Ik vond deze ‘ontdekking’ of beter ‘herdefiniëring’ van zwermleiderschap een ware opluchting. Weg van het machteloos makende verlangen naar krachtig leiderschap, heldere besluiten, koersbepaling door de bestuurlijke elite. Die leiderschaps filosofie zat eigenlijk ook nog teveel in ons manifest van 2007, met bijvoorbeeld de oproep tot allure, grote projecten, ingrijpende plannen. Tekenend is hoe die zwerm van slag raakt door een enkele opvallende vis die andere vissen wil uitsluiten (Wilders) en dus tegen het fundament van een zwerm ingaat, even tekenend is de zoektocht naar leiderschap dat expliciet ‘de boel bij elkaar wil houden’.
Complexity Theory
Het eerder genoemde boek van Mitchell over de Complexity Theory biedt hiervoor nu verder inzicht. Zij legt het onderscheid uit tussen de huidige, klassieke computers versus wat ze noemt cellular automata. Het eerste type kent een intelligent centrum, de Central Processing Unit, die, van buiten, door de mens, wordt gevoed met voorschriften en codes/rules die de computer dan ‘leest’ en ‘volgt’. Het tweede type lijkt veel meer op de zwerm: kleine eenvoudige eenheden vertonen complex en intelligent met elkaar verbonden zoekgedrag om samen de omgeving te exploreren, te benutten en gevaar te weren, er is geen centrale intelligentie en dus ook geen aangrijpingspunt voor een van buiten komende intelligentie. Niemand weet het beter of overziet de big picture. Voorbeelden uit de natuur zijn de mierenkolonie en ons immuunsysteem, maar dus ook de zwerm. Dergelijke ‘cellular automata’ kunnen zo lijkt het slechts bepaalde beslissingen en strategische keuzen aan, al begrijpen we een deel van hun intelligentie nog niet helemaal. Ze genereren met name in een soort intern concurrentie- en combinatieproces voortdurend de beste strategie, hetgeen tot verrassende, niet voorziene uitkomsten kan leiden, die soms zelfs intelligenter zijn dan wat een centrale intelligentie vooraf had kunnen bedenken!

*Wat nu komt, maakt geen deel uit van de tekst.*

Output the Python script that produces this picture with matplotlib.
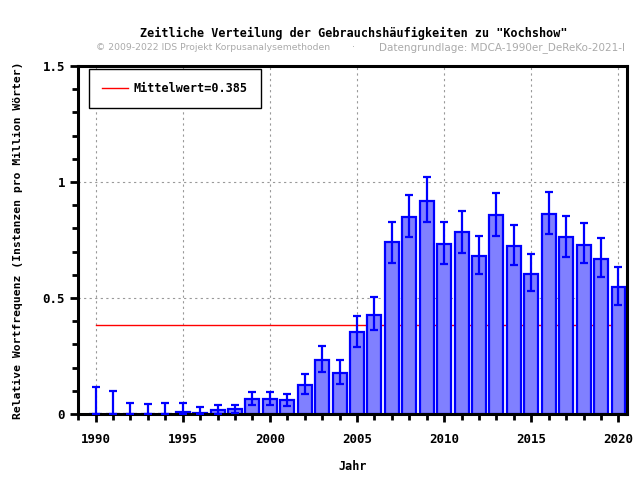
import numpy as np
import matplotlib
matplotlib.use("Agg")
import matplotlib.pyplot as plt
from matplotlib.ticker import MultipleLocator

years = list(range(1990, 2021))
values = [0, 0, 0, 0, 0, 0.010, 0.006, 0.016, 0.020, 0.063,
          0.063, 0.059, 0.126, 0.231, 0.175, 0.352, 0.428, 0.740, 0.850, 0.919,
          0.734, 0.783, 0.682, 0.856, 0.725, 0.605, 0.864, 0.764, 0.730, 0.670,
          0.549]
err_low = [0, 0, 0, 0, 0, 0, 0, 0.002, 0.005, 0.039,
           0.039, 0.036, 0.086, 0.182, 0.129, 0.289, 0.362, 0.651, 0.763, 0.828,
           0.647, 0.694, 0.603, 0.767, 0.642, 0.532, 0.777, 0.677, 0.651, 0.591,
           0.470]
err_high = [0.118, 0.100, 0.049, 0.044, 0.049, 0.049, 0.031, 0.040, 0.040, 0.096,
            0.096, 0.088, 0.174, 0.294, 0.234, 0.424, 0.506, 0.829, 0.945, 1.023,
            0.829, 0.876, 0.767, 0.954, 0.816, 0.691, 0.958, 0.855, 0.825, 0.760,
            0.635]
mean_value = 0.385

mono = "DejaVu Sans Mono"

fig = plt.figure(figsize=(6.4, 4.8), dpi=100)
ax = fig.add_axes([0.122, 0.1375, 0.858, 0.725])

vals = np.array(values)
yerr = [vals - np.array(err_low), np.array(err_high) - vals]

ax.plot([1990, 2020], [mean_value, mean_value], color="red", lw=1,
        label="Mittelwert=0.385", zorder=1)
ax.bar(years, values, width=0.8, color="#8080ff", edgecolor="#0000ff",
       linewidth=1.6, zorder=2)
ax.errorbar(years, values, yerr=yerr, fmt="none", ecolor="#0000ff",
            elinewidth=1.6, capsize=3, capthick=1.6, zorder=3)

ax.set_xlim(1989.0, 2020.5)
ax.set_ylim(0, 1.5)
ax.xaxis.set_major_locator(MultipleLocator(5))
ax.xaxis.set_minor_locator(MultipleLocator(1))
ax.yaxis.set_minor_locator(MultipleLocator(0.1))
ax.set_yticks([0, 0.5, 1, 1.5])
ax.set_yticklabels(["0", "0.5", "1", "1.5"])

ax.grid(True, which="major", color="#999999", linestyle=(0, (2, 3)), lw=0.8)
ax.set_axisbelow(True)
for s in ax.spines.values():
    s.set_linewidth(2.2)
ax.tick_params(which="major", direction="out", length=6, width=2,
               labelsize=9)
ax.tick_params(axis="x", which="major", pad=8)
ax.tick_params(which="minor", direction="out", length=4, width=2)
for lab in ax.get_xticklabels() + ax.get_yticklabels():
    lab.set_fontfamily(mono)
    lab.set_fontweight("bold")

ax.set_xlabel("Jahr", fontfamily=mono, fontweight="bold", fontsize=8.5,
              labelpad=10)
ax.set_ylabel("Relative Wortfrequenz (Instanzen pro Million Wörter)",
              fontfamily=mono, fontweight="bold", fontsize=8.2, labelpad=14)

leg = ax.legend(loc="upper left", bbox_to_anchor=(0.02, 0.991),
                borderaxespad=0,
                prop={"family": mono, "weight": "bold", "size": 8.5},
                fancybox=False, edgecolor="black", framealpha=1,
                borderpad=1.1, handlelength=2.2, handletextpad=0.5)
leg.get_frame().set_linewidth(1)

fig.text(0.552, 0.923, 'Zeitliche Verteilung der Gebrauchshäufigkeiten zu "Kochshow"',
         ha="center", fontfamily=mono, fontweight="bold", fontsize=8.5)
fig.text(0.333, 0.895, "© 2009-2022 IDS Projekt Korpusanalysemethoden",
         ha="center", color="#aaaaaa", fontsize=6.7)
fig.text(0.552, 0.895, "·", ha="center", color="#aaaaaa", fontsize=7)
fig.text(0.785, 0.895, "Datengrundlage: MDCA-1990er_DeReKo-2021-I",
         ha="center", color="#aaaaaa", fontsize=7.5)

fig.savefig("out.png", dpi=100)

Er is meer nodig dan krioelende eenlingen
Maar mijn goede bui is nu toch weer over: ik denk allemaal maar dat de moderne, internationale orde ander leiderschap en besluitvorming in deze delta nodig maakt dan die van een groep krioelende en zoekende eenlingen die vooral op elkaar letten. Ik leg deze vraag nu al een tijdje voor in mijn lezingen, kijken of de zwerm hierop een intelligent antwoord heeft.